STATED PROBLEM: The lines from the top of the material below through the line containing "return [r, vals[i]];" are to be printed exactly, with pictures omitted.
=====
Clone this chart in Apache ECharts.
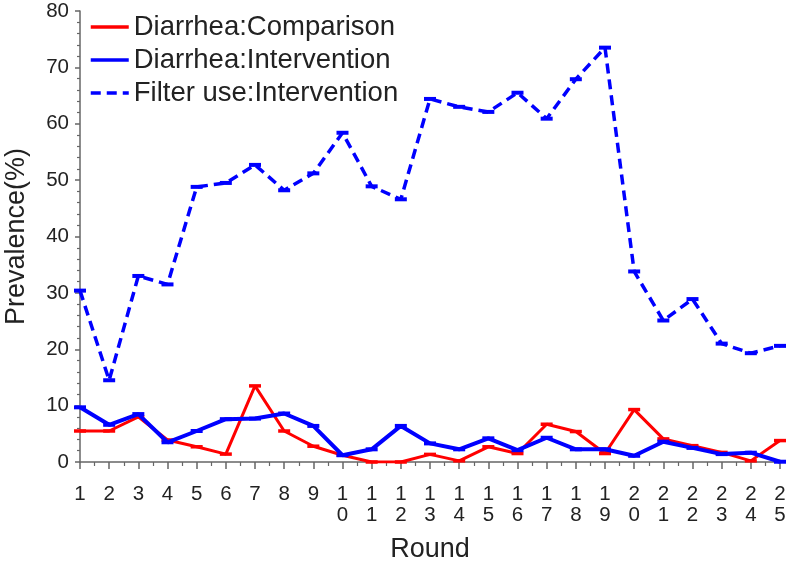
<!DOCTYPE html>
<html>
<head>
<meta charset="utf-8">
<script src="https://cdn.jsdelivr.net/npm/echarts@6/dist/echarts.min.js"></script>
<style>
html,body{margin:0;padding:0;background:#fff;}
#chart{width:789px;height:562px;}
</style>
</head>
<body>
<div id="chart"></div>
<script>
var rounds = [1,2,3,4,5,6,7,8,9,10,11,12,13,14,15,16,17,18,19,20,21,22,23,24,25];
var diarrheaComparison = [5.5,5.5,8.0,3.9,2.7,1.4,13.5,5.5,2.8,1.2,0.0,0.0,1.35,0.2,2.7,1.5,6.7,5.4,1.5,9.3,4.1,2.9,1.7,0.2,3.8];
var diarrheaIntervention = [9.7,6.6,8.5,3.5,5.5,7.6,7.7,8.6,6.4,1.2,2.25,6.4,3.3,2.25,4.2,2.1,4.3,2.25,2.25,1.1,3.6,2.5,1.4,1.65,0.05];
var filterUse = [30.4,14.5,33.0,31.5,48.8,49.5,52.7,48.2,51.2,58.4,48.9,46.6,64.4,63.0,62.1,65.5,60.9,67.9,73.5,33.8,25.1,28.9,21.0,19.3,20.6];
var seriesNames = ['Diarrhea:Comparison','Diarrhea:Intervention','Filter use:Intervention'];

function pairs(vals){ return rounds.map(function(r,i){ return [r, vals[i]]; }); }

var FONT = '"Liberation Sans", Arial, sans-serif';
var chart = echarts.init(document.getElementById('chart'), null, {renderer:'canvas'});
chart.setOption({
  animation: false,
  backgroundColor: '#ffffff',
  grid: { left: 80, right: 9, top: 11, bottom: 100, containLabel: false, outerBoundsMode: 'none' },
  legend: {
    orient: 'vertical', left: 84, top: 8, itemGap: 5,
    itemWidth: 38, itemHeight: 14,
    itemStyle: { opacity: 0 },
    lineStyle: { width: 3.5 },
    textStyle: { fontFamily: FONT, fontSize: 27.5, color: '#222', lineHeight: 27 },
    data: seriesNames
  },
  xAxis: {
    type: 'value', min: 1, max: 25, interval: 1, offset: 5,
    name: 'Round', nameLocation: 'middle', nameGap: 69,
    nameTextStyle: { fontFamily: FONT, fontSize: 27, color: '#222' },
    axisLine: { show: true, lineStyle: { color: '#666', width: 1.5 } },
    axisTick: { show: true, length: 7, lineStyle: { color: '#666', width: 1.5 } },
    minorTick: { show: true, splitNumber: 2, length: 4, lineStyle: { color: '#666', width: 1.2 } },
    splitLine: { show: false },
    axisLabel: {
      fontFamily: FONT, fontSize: 20.5, lineHeight: 21, color: '#222', margin: 17,
      showMinLabel: true, showMaxLabel: true,
      formatter: function(v){ return String(v).split('').join('\n'); }
    }
  },
  yAxis: {
    type: 'value', min: 0, max: 80, interval: 10,
    name: 'Prevalence(%)', nameLocation: 'middle', nameGap: 50,
    nameTextStyle: { fontFamily: FONT, fontSize: 27, color: '#222' },
    axisLine: { show: true, lineStyle: { color: '#666', width: 1.5 } },
    axisTick: { show: true, length: 5, lineStyle: { color: '#666', width: 1.5 } },
    minorTick: { show: true, splitNumber: 5, length: 3, lineStyle: { color: '#666', width: 1.2 } },
    splitLine: { show: false },
    axisLabel: { fontFamily: FONT, fontSize: 20.5, color: '#222', margin: 11 }
  },
  series: [
    {
      name: seriesNames[0], type: 'line', data: pairs(diarrheaComparison),
      symbol: 'rect', symbolSize: [12, 3.5], showSymbol: true,
      lineStyle: { color: '#ff0000', width: 3 },
      itemStyle: { color: '#ff0000' }, z: 2
    },
    {
      name: seriesNames[1], type: 'line', data: pairs(diarrheaIntervention),
      symbol: 'rect', symbolSize: [12, 4], showSymbol: true,
      lineStyle: { color: '#0000ff', width: 4 },
      itemStyle: { color: '#0000ff' }, z: 3
    },
    {
      name: seriesNames[2], type: 'line', data: pairs(filterUse),
      symbol: 'rect', symbolSize: [12, 4], showSymbol: true,
      lineStyle: { color: '#0000ff', width: 3.5, type: [10, 6] },
      itemStyle: { color: '#0000ff' }, z: 4
    }
  ]
});
</script>
</body>
</html>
=====
RESULT BELOW:
Clone this chart in Apache ECharts.
<!DOCTYPE html>
<html>
<head>
<meta charset="utf-8">
<script src="https://cdn.jsdelivr.net/npm/echarts@6/dist/echarts.min.js"></script>
<style>
html,body{margin:0;padding:0;background:#fff;}
#chart{width:789px;height:562px;}
</style>
</head>
<body>
<div id="chart"></div>
<script>
var rounds = [1,2,3,4,5,6,7,8,9,10,11,12,13,14,15,16,17,18,19,20,21,22,23,24,25];
var diarrheaComparison = [5.5,5.5,8.0,3.9,2.7,1.4,13.5,5.5,2.8,1.2,0.0,0.0,1.35,0.2,2.7,1.5,6.7,5.4,1.5,9.3,4.1,2.9,1.7,0.2,3.8];
var diarrheaIntervention = [9.7,6.6,8.5,3.5,5.5,7.6,7.7,8.6,6.4,1.2,2.25,6.4,3.3,2.25,4.2,2.1,4.3,2.25,2.25,1.1,3.6,2.5,1.4,1.65,0.05];
var filterUse = [30.4,14.5,33.0,31.5,48.8,49.5,52.7,48.2,51.2,58.4,48.9,46.6,64.4,63.0,62.1,65.5,60.9,67.9,73.5,33.8,25.1,28.9,21.0,19.3,20.6];
var seriesNames = ['Diarrhea:Comparison','Diarrhea:Intervention','Filter use:Intervention'];

function pairs(vals){ return rounds.map(function(r,i){ return [r, vals[i]]; }); }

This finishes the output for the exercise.